STATED PROBLEM —
Give a verbatim copy of the lines below, minus the pictures.

COLLECTED MATERIAL —

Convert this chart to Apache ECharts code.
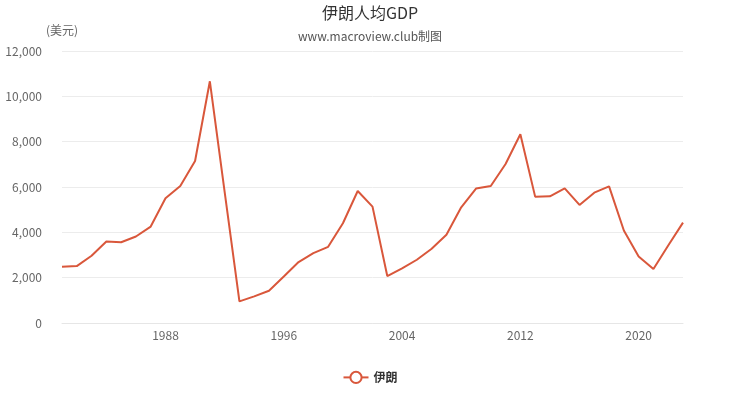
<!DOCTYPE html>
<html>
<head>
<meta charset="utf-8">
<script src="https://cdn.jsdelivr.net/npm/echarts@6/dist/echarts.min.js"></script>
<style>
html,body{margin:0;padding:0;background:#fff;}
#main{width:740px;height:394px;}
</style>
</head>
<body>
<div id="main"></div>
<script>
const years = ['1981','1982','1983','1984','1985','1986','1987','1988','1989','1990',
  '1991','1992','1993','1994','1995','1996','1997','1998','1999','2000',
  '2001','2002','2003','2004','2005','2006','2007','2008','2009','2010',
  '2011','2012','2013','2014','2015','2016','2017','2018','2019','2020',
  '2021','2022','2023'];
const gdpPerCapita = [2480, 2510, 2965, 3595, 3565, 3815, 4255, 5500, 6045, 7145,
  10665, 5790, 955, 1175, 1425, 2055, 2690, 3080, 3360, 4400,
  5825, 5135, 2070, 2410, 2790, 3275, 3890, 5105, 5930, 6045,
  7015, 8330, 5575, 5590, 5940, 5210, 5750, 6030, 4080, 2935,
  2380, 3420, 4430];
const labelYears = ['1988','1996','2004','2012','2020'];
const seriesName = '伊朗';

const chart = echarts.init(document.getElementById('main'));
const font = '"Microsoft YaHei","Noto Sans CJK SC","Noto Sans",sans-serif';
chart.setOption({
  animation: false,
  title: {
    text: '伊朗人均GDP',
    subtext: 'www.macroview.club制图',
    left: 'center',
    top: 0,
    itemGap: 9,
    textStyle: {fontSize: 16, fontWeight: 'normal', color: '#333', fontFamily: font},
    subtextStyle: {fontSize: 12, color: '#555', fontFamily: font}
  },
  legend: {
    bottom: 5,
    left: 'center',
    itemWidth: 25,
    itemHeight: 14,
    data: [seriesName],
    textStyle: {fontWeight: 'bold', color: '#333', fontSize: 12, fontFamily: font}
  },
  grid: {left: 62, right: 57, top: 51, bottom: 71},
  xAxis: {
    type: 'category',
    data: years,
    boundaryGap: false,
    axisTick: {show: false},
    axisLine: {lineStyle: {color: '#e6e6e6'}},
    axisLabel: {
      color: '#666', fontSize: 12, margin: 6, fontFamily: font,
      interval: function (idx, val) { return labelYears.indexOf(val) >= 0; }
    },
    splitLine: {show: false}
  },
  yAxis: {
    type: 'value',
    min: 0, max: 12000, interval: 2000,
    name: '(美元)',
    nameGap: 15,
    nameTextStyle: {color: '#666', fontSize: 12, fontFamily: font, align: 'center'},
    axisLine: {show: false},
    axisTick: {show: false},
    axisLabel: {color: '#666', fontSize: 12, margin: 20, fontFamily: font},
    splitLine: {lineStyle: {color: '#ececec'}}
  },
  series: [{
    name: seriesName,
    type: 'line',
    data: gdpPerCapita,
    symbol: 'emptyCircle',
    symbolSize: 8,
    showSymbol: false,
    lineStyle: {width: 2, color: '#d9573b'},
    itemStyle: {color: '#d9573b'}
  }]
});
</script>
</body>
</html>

TASK SOLUTION —
Convert this chart to Apache ECharts code.
<!DOCTYPE html>
<html>
<head>
<meta charset="utf-8">
<script src="https://cdn.jsdelivr.net/npm/echarts@6/dist/echarts.min.js"></script>
<style>
html,body{margin:0;padding:0;background:#fff;}
#main{width:740px;height:394px;}
</style>
</head>
<body>
<div id="main"></div>
<script>
const years = ['1981','1982','1983','1984','1985','1986','1987','1988','1989','1990',
  '1991','1992','1993','1994','1995','1996','1997','1998','1999','2000',
  '2001','2002','2003','2004','2005','2006','2007','2008','2009','2010',
  '2011','2012','2013','2014','2015','2016','2017','2018','2019','2020',
  '2021','2022','2023'];
const gdpPerCapita = [2480, 2510, 2965, 3595, 3565, 3815, 4255, 5500, 6045, 7145,
  10665, 5790, 955, 1175, 1425, 2055, 2690, 3080, 3360, 4400,
  5825, 5135, 2070, 2410, 2790, 3275, 3890, 5105, 5930, 6045,
  7015, 8330, 5575, 5590, 5940, 5210, 5750, 6030, 4080, 2935,
  2380, 3420, 4430];
const labelYears = ['1988','1996','2004','2012','2020'];
const seriesName = '伊朗';

const chart = echarts.init(document.getElementById('main'));
const font = '"Microsoft YaHei","Noto Sans CJK SC","Noto Sans",sans-serif';
chart.setOption({
  animation: false,
  title: {
    text: '伊朗人均GDP',
    subtext: 'www.macroview.club制图',
    left: 'center',
    top: 0,
    itemGap: 9,
    textStyle: {fontSize: 16, fontWeight: 'normal', color: '#333', fontFamily: font},
    subtextStyle: {fontSize: 12, color: '#555', fontFamily: font}
  },
  legend: {
    bottom: 5,
    left: 'center',
    itemWidth: 25,
    itemHeight: 14,
    data: [seriesName],
    textStyle: {fontWeight: 'bold', color: '#333', fontSize: 12, fontFamily: font}
  },
  grid: {left: 62, right: 57, top: 51, bottom: 71},
  xAxis: {
    type: 'category',
    data: years,
    boundaryGap: false,
    axisTick: {show: false},
    axisLine: {lineStyle: {color: '#e6e6e6'}},
    axisLabel: {
      color: '#666', fontSize: 12, margin: 6, fontFamily: font,
      interval: function (idx, val) { return labelYears.indexOf(val) >= 0; }
    },
    splitLine: {show: false}
  },
  yAxis: {
    type: 'value',
    min: 0, max: 12000, interval: 2000,
    name: '(美元)',
    nameGap: 15,
    nameTextStyle: {color: '#666', fontSize: 12, fontFamily: font, align: 'center'},
    axisLine: {show: false},
    axisTick: {show: false},
    axisLabel: {color: '#666', fontSize: 12, margin: 20, fontFamily: font},
    splitLine: {lineStyle: {color: '#ececec'}}
  },
  series: [{
    name: seriesName,
    type: 'line',
    data: gdpPerCapita,
    symbol: 'emptyCircle',
    symbolSize: 8,
    showSymbol: false,
    lineStyle: {width: 2, color: '#d9573b'},
    itemStyle: {color: '#d9573b'}
  }]
});
</script>
</body>
</html>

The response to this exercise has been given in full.